The result is byte-identical on the perfTest/perfValidation corpora; the win is reduced computeCost time on cost-bound proofs.

Strategy evaluation: parking assumes-incomplete bases

Default. #3838.

Previous design. A taclet whose \assumes clause is not yet matched enters the queue as an assumes-incomplete base. Each round it is popped and re-expanded to look for a matching assumes-formula on the sequent.

The problem. Profiling shows this is the dominant remaining queue churn: 96.8% of queue pops fail at an unmatched \assumes, and 97–99.6% of the resulting re-expansions produce nothing — the base is popped and re-expanded every round only to discover that nothing it needs has appeared.

The chosen solution. Park such a base out of the active queue and wake it only when a formula it could actually match appears. A base whose assumes top operators are effectively indexable (each is concrete, or a schema variable already bound by the find-match) is indexed by those operators. On each round, exactly the parked bases whose operator matches a formula added or modified that round are woken — the same round their non-parked counterpart would first see that formula as "new". Bases with an unbound-generic assumes top (which could match anything) are never parked and behave exactly as before.

flowchart TD A["pop assumes-incomplete base"] --> B{"effectively indexable?"} B -- no --> C["re-expand every round (unchanged)"] B -- yes --> D["park, indexed by assumes top operator"] E["formula added/modified this round"] --> F["wake bases whose operator matches"] F --> A

Because a woken base re-expands on the identical round with the identical age and cost, the parking mechanism is order-preserving; over-waking is harmless (a spuriously woken base re-expands to nothing and re-parks), and only missing a wake could diverge — which cannot happen for an indexable base.

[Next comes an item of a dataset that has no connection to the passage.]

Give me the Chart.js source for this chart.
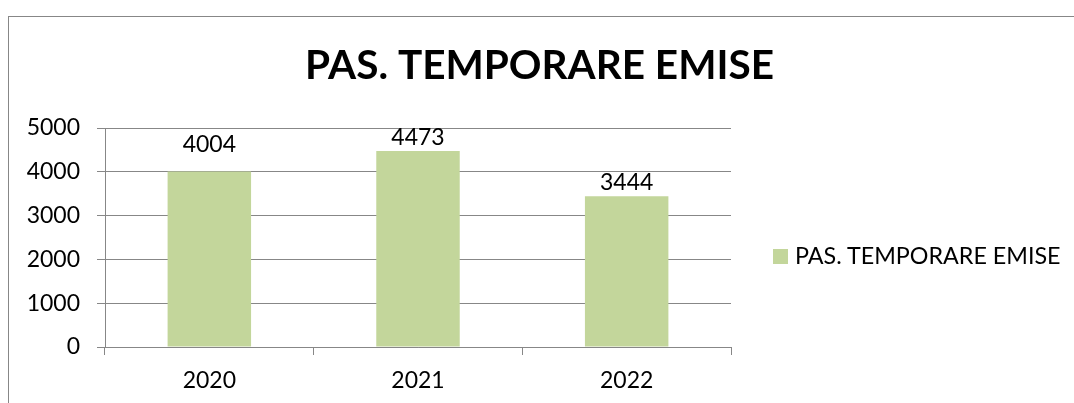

This PR also drops the order-fragile lenOfSeqSubEQ heuristic from automode (it is redundant for completeness and could dead-end a goal under rule reordering), making automode robust to scheduling changes.

Application: skipping the prefix walk

Default. #3836.

Previous design. RewriteTaclet.checkPrefix walks the whole root-to-position prefix at every position it is asked about, to handle update context, polarity and modality restrictions and to veto a Transformer on the path.

The problem. On a deep term that walk is O(depth) per position over many positions — O(d²) overall, which dominates on deeply nested terms (e.g. chained if-then-else).

The chosen solution. For an unrestricted (NONE) rewrite taclet — the common case — the only prefix-dependent outcome is the Transformer veto; the update/polarity/modality handling is guarded by a non-NONE restriction and the polarity is discarded. So if the formula provably contains no Transformer anywhere, the walk can be skipped. "Contains a Transformer" is computed once and cached per term, making the check O(1) amortized.

flowchart TD A["checkPrefix at position p"] --> B{"unrestricted taclet AND<br/>formula has no Transformer?"} B -- yes --> C["return immediately, O(1)"] B -- no --> D["full prefix walk, O(depth)"]

Behaviour-preserving (it short-circuits a provably-equivalent case). On shallow real-world proofs the effect is marginal; on a synthetic depth-400 nested if-then-else it is roughly 2.7× faster.

Cross-cutting: reducing allocations

Default. #3835.

Previous design / problem. Proof search allocates a large volume of short-lived objects on its hottest paths, driving GC. A JFR profile attributed ~20% of allocations to removeIrrelevantLabels alone, which rebuilt the whole term tree on every call even when nothing changed.

The chosen solution. Four independent, behaviour-preserving changes (proofs stay byte-identical):

  • removeIrrelevantLabels does an identity-preserving rebuild — it returns the original (immutable) term whenever its subtree has no irrelevant label, instead of rebuilding via streams;
  • Pair.hashCode computes its value without the varargs array Objects.hash allocates (Pair is a heavy hash-map key);
  • the rewrite-taclet executor walks the find-position by index instead of allocating a position iterator per application;
  • the ANTLR parser DFA cache (~17 MB, a pure cache) is released once loading finishes, so it does not stay resident during proof search.

Combined effect

Umbrella: #3839.

Measured on six real-world problems (the perfTest group of runAllProofs), median of three runs, all five PRs (matcher + the four default-on optimizations) vs. main:

Problem main (ms) all five (ms) speedup
symmArray 23346 12105 1.93×
gemplusDecimal/add 12113 8148 1.49×
ArrayList.remove.1 3907 2627 1.49×
SimplifiedLinkedList.remove 31367 17490 1.79×
Saddleback_search 25710 13327 1.93×
coincidence_count/project 5330 2200 2.42×
Total 101773 55897 1.82×

Per-PR contribution on the same six problems (each alone vs. main): memory 1.12×, checkPrefix 1.01× (deep terms ~2.7×), cost reuse + age 1.07×, parking 1.44×. The compiled matcher (#3831) is a foundation that contributes the remainder on top: it does not speed up end-to-end proving much by itself (matching is largely cached during proof search, though the isolated find-matcher is ~6.5–8.3× faster), but it is the substrate the other PRs build on and is included in the combined figure above.